▸ TASK DETAILS
Pull each line holding "matplotlib" out of the entries below.
* START DATA ROWS *
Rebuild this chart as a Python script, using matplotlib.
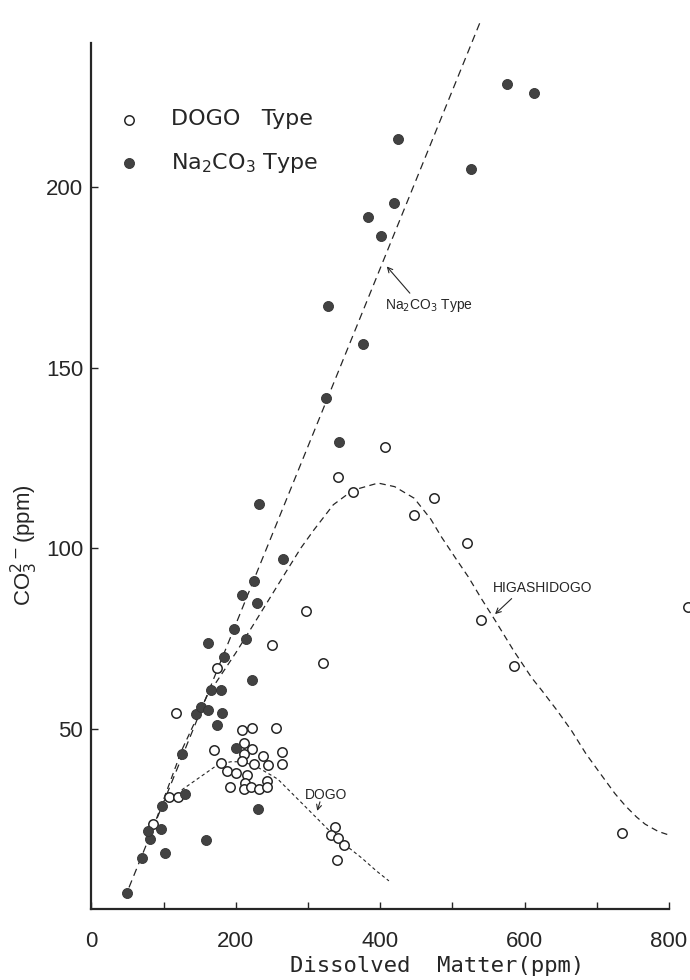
* END DATA ROWS *
* START DATA ROWS *
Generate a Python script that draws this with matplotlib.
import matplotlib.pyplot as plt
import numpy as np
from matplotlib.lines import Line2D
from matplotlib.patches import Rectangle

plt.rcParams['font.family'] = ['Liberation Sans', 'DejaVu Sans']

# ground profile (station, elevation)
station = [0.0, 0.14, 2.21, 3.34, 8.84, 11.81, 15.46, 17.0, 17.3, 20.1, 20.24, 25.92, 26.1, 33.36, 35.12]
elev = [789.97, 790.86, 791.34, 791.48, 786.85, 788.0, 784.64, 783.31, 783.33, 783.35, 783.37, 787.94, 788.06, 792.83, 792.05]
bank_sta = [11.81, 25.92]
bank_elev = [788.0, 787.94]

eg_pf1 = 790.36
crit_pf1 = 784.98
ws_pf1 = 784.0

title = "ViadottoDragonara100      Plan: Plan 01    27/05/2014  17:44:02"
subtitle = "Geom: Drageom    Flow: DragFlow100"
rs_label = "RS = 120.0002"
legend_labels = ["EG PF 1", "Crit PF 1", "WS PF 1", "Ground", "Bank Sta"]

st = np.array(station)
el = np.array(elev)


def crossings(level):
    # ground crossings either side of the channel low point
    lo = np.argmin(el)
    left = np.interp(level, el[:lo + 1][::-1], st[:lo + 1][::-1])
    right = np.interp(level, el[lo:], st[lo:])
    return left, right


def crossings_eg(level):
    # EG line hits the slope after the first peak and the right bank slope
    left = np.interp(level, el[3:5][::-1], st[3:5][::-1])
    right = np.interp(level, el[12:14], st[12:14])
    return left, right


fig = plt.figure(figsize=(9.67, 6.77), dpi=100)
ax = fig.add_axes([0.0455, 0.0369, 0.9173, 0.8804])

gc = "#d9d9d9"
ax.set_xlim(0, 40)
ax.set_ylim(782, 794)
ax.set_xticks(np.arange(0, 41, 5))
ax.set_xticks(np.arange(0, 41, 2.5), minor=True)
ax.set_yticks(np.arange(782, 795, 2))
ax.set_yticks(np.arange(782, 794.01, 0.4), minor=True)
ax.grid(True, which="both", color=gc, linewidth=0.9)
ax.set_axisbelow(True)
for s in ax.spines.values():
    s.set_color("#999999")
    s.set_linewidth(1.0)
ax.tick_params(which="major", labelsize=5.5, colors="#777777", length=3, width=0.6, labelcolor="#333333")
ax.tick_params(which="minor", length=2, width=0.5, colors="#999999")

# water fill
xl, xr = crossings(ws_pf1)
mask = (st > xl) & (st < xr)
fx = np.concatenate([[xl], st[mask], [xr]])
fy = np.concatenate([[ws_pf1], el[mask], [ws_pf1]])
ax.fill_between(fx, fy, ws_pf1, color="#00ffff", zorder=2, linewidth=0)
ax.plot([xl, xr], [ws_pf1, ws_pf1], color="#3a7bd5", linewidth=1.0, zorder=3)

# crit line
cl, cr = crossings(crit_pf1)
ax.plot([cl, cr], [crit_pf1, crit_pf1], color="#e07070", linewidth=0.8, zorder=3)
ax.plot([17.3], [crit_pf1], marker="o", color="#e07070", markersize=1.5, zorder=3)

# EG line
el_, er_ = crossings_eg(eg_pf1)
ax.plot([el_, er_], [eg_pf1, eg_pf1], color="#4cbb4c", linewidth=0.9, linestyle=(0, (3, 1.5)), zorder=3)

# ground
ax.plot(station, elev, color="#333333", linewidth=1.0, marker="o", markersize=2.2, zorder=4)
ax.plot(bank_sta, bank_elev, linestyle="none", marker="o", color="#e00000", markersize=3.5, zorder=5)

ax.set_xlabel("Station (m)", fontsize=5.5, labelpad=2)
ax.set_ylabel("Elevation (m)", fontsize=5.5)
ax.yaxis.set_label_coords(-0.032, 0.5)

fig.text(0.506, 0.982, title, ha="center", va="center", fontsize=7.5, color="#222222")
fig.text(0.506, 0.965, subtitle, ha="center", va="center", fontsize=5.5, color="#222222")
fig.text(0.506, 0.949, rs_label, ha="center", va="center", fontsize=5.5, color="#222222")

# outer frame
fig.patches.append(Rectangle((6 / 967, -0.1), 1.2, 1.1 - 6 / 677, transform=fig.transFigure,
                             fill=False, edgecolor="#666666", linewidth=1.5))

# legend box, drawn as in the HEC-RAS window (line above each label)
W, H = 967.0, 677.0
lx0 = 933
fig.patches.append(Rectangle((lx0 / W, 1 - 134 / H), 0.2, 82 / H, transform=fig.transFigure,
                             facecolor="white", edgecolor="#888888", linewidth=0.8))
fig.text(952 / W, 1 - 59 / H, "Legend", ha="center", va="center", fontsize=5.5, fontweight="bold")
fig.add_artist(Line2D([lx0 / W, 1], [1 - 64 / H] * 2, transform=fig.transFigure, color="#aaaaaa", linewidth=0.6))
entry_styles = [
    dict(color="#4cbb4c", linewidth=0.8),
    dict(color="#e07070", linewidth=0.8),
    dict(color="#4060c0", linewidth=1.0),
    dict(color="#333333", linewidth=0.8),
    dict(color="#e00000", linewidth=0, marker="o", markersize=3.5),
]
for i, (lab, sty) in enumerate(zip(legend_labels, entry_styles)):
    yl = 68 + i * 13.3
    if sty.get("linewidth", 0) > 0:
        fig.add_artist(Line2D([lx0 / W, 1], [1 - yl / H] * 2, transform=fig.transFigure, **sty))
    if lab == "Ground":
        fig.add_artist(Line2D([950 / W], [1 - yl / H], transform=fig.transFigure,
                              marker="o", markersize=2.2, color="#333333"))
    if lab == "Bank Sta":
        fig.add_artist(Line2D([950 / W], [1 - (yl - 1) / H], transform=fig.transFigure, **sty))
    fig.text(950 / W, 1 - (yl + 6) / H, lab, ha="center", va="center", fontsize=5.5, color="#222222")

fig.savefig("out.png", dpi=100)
* END DATA ROWS *
* START DATA ROWS *
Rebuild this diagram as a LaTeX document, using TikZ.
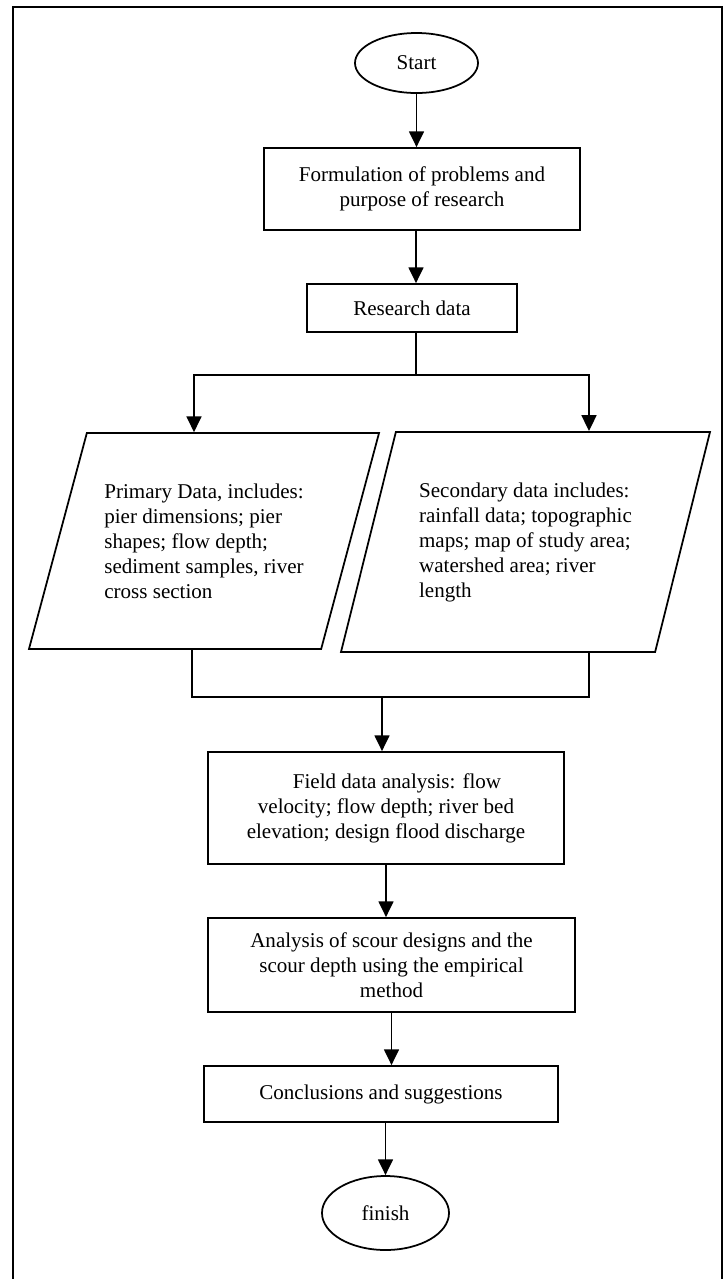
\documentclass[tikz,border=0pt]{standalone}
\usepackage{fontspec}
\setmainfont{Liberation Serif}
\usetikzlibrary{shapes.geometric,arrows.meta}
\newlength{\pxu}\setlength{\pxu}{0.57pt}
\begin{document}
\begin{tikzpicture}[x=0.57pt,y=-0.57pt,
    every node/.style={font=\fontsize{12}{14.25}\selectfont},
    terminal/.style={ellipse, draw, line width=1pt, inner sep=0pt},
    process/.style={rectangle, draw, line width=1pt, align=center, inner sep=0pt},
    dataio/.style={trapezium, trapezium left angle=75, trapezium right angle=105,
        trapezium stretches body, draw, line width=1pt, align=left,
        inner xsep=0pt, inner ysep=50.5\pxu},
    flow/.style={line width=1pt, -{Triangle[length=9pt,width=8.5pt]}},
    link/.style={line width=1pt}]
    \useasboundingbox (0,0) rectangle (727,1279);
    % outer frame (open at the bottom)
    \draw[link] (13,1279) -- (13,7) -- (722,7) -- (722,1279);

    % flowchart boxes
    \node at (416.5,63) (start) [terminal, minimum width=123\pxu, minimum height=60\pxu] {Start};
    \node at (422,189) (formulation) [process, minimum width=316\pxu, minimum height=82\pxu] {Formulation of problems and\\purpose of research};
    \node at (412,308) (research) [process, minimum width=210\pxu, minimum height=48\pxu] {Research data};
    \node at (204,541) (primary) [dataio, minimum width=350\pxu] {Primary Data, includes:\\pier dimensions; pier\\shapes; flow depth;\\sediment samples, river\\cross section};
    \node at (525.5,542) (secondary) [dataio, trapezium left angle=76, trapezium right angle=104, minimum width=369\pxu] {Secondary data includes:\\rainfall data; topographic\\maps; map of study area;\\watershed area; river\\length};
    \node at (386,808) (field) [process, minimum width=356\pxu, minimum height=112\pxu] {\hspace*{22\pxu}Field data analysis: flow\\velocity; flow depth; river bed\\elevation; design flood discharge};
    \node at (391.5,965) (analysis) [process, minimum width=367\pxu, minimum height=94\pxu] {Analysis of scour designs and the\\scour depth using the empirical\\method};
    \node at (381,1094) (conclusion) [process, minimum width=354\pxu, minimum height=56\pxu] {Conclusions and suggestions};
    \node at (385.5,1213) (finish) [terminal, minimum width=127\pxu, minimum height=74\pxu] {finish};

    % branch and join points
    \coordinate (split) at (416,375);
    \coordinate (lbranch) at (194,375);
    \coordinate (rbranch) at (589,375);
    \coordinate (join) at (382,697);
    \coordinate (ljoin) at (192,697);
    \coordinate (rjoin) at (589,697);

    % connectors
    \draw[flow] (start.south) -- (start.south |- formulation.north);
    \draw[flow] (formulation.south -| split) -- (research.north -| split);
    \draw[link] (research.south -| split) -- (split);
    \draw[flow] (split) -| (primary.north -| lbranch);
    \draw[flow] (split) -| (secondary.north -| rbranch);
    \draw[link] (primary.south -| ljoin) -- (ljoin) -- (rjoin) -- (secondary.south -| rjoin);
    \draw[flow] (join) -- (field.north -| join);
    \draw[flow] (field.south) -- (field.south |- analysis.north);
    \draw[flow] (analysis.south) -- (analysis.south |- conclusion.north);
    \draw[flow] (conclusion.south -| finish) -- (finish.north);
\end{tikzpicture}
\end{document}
* END DATA ROWS *
▸ RESPONSE TO THIS EXERCISE
Rebuild this chart as a Python script, using matplotlib.
Generate a Python script that draws this with matplotlib.
import matplotlib.pyplot as plt
from matplotlib.lines import Line2D
from matplotlib.patches import Rectangle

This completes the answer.